The simplest form of clustering is partition based. The most common example of which is k-means which moves the centrepoint of the clusters around until the cluster assignments for datapoints stop changing. K means is simple, but is vulnerable to being skewed by outliers. K medoids is another partition based clustering algorithm, which starts by selecting k number of data points at random to be medoids, and assigns all other data points to their nearest medoid. It then calculates the overall change in cost (reduction in distance between non medoids and their nearest medoids) associated with swapping each non medoid-medoid pair. While this algorithm is less vulnerable to outliers, it’s more computationally expensive than k means.

Density based assigns points in areas of high density to a single cluster. The clusters obtained from this method don’t always have a regular shape and can be quite convoluted. A frequently used implementation of this method is DBSCAN. It classifies a datapoint as a core point if it has a certain number of points within range. A reachable point is either within range of a core point, or is reachable via a path, outliers or noise points are neither core points nor reachable points. All points within range of a core point are assigned to the same cluster.

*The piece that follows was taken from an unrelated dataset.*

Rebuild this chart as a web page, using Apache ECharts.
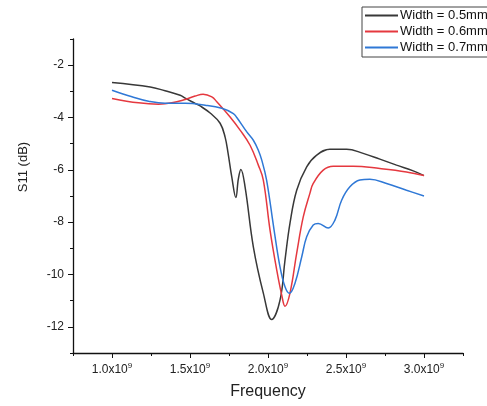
<!DOCTYPE html>
<html>
<head>
<meta charset="utf-8">
<script src="https://cdn.jsdelivr.net/npm/echarts@6/dist/echarts.min.js"></script>
<style>
  html, body { margin: 0; padding: 0; background: #fff; }
  #chart { width: 487px; height: 406px; }
</style>
</head>
<body>
<div id="chart"></div>
<script>
// frequency in units of 1e9 Hz, S11 in dB
const seriesNames = ['Width = 0.5mm', 'Width = 0.6mm', 'Width = 0.7mm'];

const freq05 = [1.00, 1.245, 1.34, 1.437, 1.469, 1.533, 1.565, 1.629, 1.693, 1.725, 1.744, 1.768, 1.794, 1.81, 1.826, 1.853,
  1.906, 1.97, 2.024, 2.077, 2.109, 2.141, 2.184, 2.248, 2.312, 2.397, 2.504, 2.61, 2.717, 2.824, 2.931, 3.00];
const s11_05 = [-2.66, -2.83, -2.98, -3.15, -3.26, -3.46, -3.56, -3.83, -4.22, -4.75, -5.36, -6.28, -7.06, -6.35, -5.99, -6.65,
  -8.94, -10.71, -11.72, -10.98, -9.45, -8.04, -6.78, -5.89, -5.44, -5.21, -5.21, -5.37, -5.59, -5.82, -6.04, -6.22];

const freq06 = [1.00, 1.17, 1.298, 1.384, 1.469, 1.533, 1.584, 1.64, 1.672, 1.757, 1.821, 1.885, 1.938, 1.97,
  2.013, 2.056, 2.088, 2.109, 2.141, 2.184, 2.226, 2.269, 2.29, 2.354, 2.418, 2.546, 2.717, 2.888, 3.00];
const s11_06 = [-3.27, -3.44, -3.49, -3.44, -3.31, -3.18, -3.11, -3.21, -3.40, -3.98, -4.48, -5.06, -5.82, -6.39,
  -8.30, -9.83, -10.79, -11.21, -10.71, -9.18, -7.80, -6.89, -6.52, -6.01, -5.86, -5.86, -5.95, -6.08, -6.22];

const freq07 = [1.00, 1.128, 1.234, 1.341, 1.469, 1.597, 1.704, 1.778, 1.80, 1.864, 1.906, 1.938, 1.96, 1.991, 2.039,
  2.077, 2.109, 2.137, 2.173, 2.216, 2.248, 2.29, 2.322, 2.386, 2.429, 2.472, 2.525, 2.589, 2.653, 2.76, 2.888, 3.00];
const s11_07 = [-2.96, -3.21, -3.38, -3.46, -3.46, -3.53, -3.65, -3.85, -4.0, -4.55, -4.87, -5.25, -5.63, -6.39, -8.30,
  -9.71, -10.47, -10.72, -10.33, -9.33, -8.56, -8.11, -8.05, -8.22, -7.92, -7.16, -6.65, -6.39, -6.36, -6.52, -6.78, -7.0];

const xMajorTicks = [1.0, 1.5, 2.0, 2.5, 3.0];
const xMinorTicks = [0.75, 1.25, 1.75, 2.25, 2.75, 3.25];
const yMajorTicks = [-12, -10, -8, -6, -4, -2];
const yMinorTicks = [-13, -11, -9, -7, -5, -3, -1];

const colors = ['#383838', '#e5383f', '#2f78d6'];
const font = 'Liberation Sans, Arial, sans-serif';

function zipData(xs, ys) {
  return xs.map((x, i) => [x, ys[i]]);
}

const chart = echarts.init(document.getElementById('chart'), null, { renderer: 'canvas' });

const axisLine = { show: true, lineStyle: { color: '#111', width: 1.3 } };

chart.setOption({
  animation: false,
  backgroundColor: '#fff',
  color: colors,
  textStyle: { fontFamily: font },
  grid: { left: 73, right: 24, top: 39, bottom: 53 },
  legend: {
    orient: 'vertical',
    left: 362,
    top: 7,
    padding: [2, 30, 3, 3],
    itemGap: 3,
    itemWidth: 33,
    itemHeight: 2,
    icon: 'rect',
    borderColor: '#444',
    borderWidth: 1,
    borderRadius: 0,
    textStyle: { fontSize: 13, color: '#111', padding: [0, 0, 0, -3] },
    data: seriesNames
  },
  xAxis: [{
    type: 'value',
    min: 0.75,
    max: 3.25,
    axisLine: axisLine,
    splitLine: { show: false },
    axisTick: { customValues: xMajorTicks, length: 5, lineStyle: { color: '#111' } },
    axisLabel: {
      customValues: xMajorTicks,
      margin: 9,
      formatter: v => '{b|' + v.toFixed(1) + 'x10}{s|9}',
      rich: {
        b: { fontSize: 12, color: '#222', fontFamily: font },
        s: { fontSize: 8, color: '#222', fontFamily: font, padding: [0, 0, 7, 0] }
      }
    },
    name: 'Frequency',
    nameLocation: 'middle',
    nameGap: 31,
    nameTextStyle: { fontSize: 16, color: '#222' }
  }, {
    type: 'value',
    position: 'bottom',
    min: 0.75,
    max: 3.25,
    axisLine: { show: false },
    splitLine: { show: false },
    axisTick: { customValues: xMinorTicks, length: 3, lineStyle: { color: '#111' } },
    axisLabel: { show: false }
  }],
  yAxis: [{
    type: 'value',
    min: -13,
    max: -1,
    axisLine: axisLine,
    splitLine: { show: false },
    axisTick: { customValues: yMajorTicks, length: 5, lineStyle: { color: '#111' } },
    axisLabel: { customValues: yMajorTicks, margin: 9, fontSize: 12, color: '#222' },
    name: 'S11 (dB)',
    nameLocation: 'middle',
    nameGap: 43,
    nameTextStyle: { fontSize: 13, color: '#222', padding: [0, 0, 0, 58] }
  }, {
    type: 'value',
    position: 'left',
    min: -13,
    max: -1,
    axisLine: { show: false },
    splitLine: { show: false },
    axisTick: { customValues: yMinorTicks, length: 3, lineStyle: { color: '#111' } },
    axisLabel: { show: false }
  }],
  series: [
    { name: seriesNames[0], type: 'line', data: zipData(freq05, s11_05) },
    { name: seriesNames[1], type: 'line', data: zipData(freq06, s11_06) },
    { name: seriesNames[2], type: 'line', data: zipData(freq07, s11_07) }
  ].map(s => Object.assign(s, {
    showSymbol: false,
    symbol: 'none',
    smooth: 0.4,
    lineStyle: { width: 1.5 }
  }))
});
</script>
</body>
</html>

Distribution based clustering seeks to assign all data points which are part of the same normal distribution to their own cluster. The Gaussian mixture model works by creating a number of normal distributions with set parameters for mean and variance. It then calculates the probability of each point belonging to one of these distributions, and adjusts the distributions’ parameters to maximize this value across all data points. This is done iteratively until the probability is maximized in a process known as expectation-maximization.

## Text based analysis

A significant portion of the data we process is text based. Natural language processing covers a whole range of techniques from word distributions to sentiment analysis. To describe this area would take an entire dedicated blog, so for the purposes of this one simpler text-based analysis techniques will be summarized.

Before any analysis can be done on text based data, it needs to be normalized. Normalization actions include but are not limited to; converting all characters to lowercase, removal of some punctuation marks, setting all text to the same encoding format (ascii, unicode, UTF8 etc), removal or replacement of special characters (such as an e with an accent or an a with a circumflex).

If there are keywords of interest (for example brand or domain names) then a trie search can be run on the data. The text data is converted into a trie, a tree where each node is part of a word. The root node is blank, the next node contains a single letter and is linked to following nodes by the next letter in the sequence, as illustrated in Fig 4. For example when the word “digital” is added to a trie, the first node after the root contains the letter d. It is linked to the next node, containing “di” by the letter I, and so on until one reaches the end node containing the full word. On the way, one will encounter the words “dig” and “digit”. A trie search is a very efficient and scalable way of searching for the presence of a keyword within a text based dataset.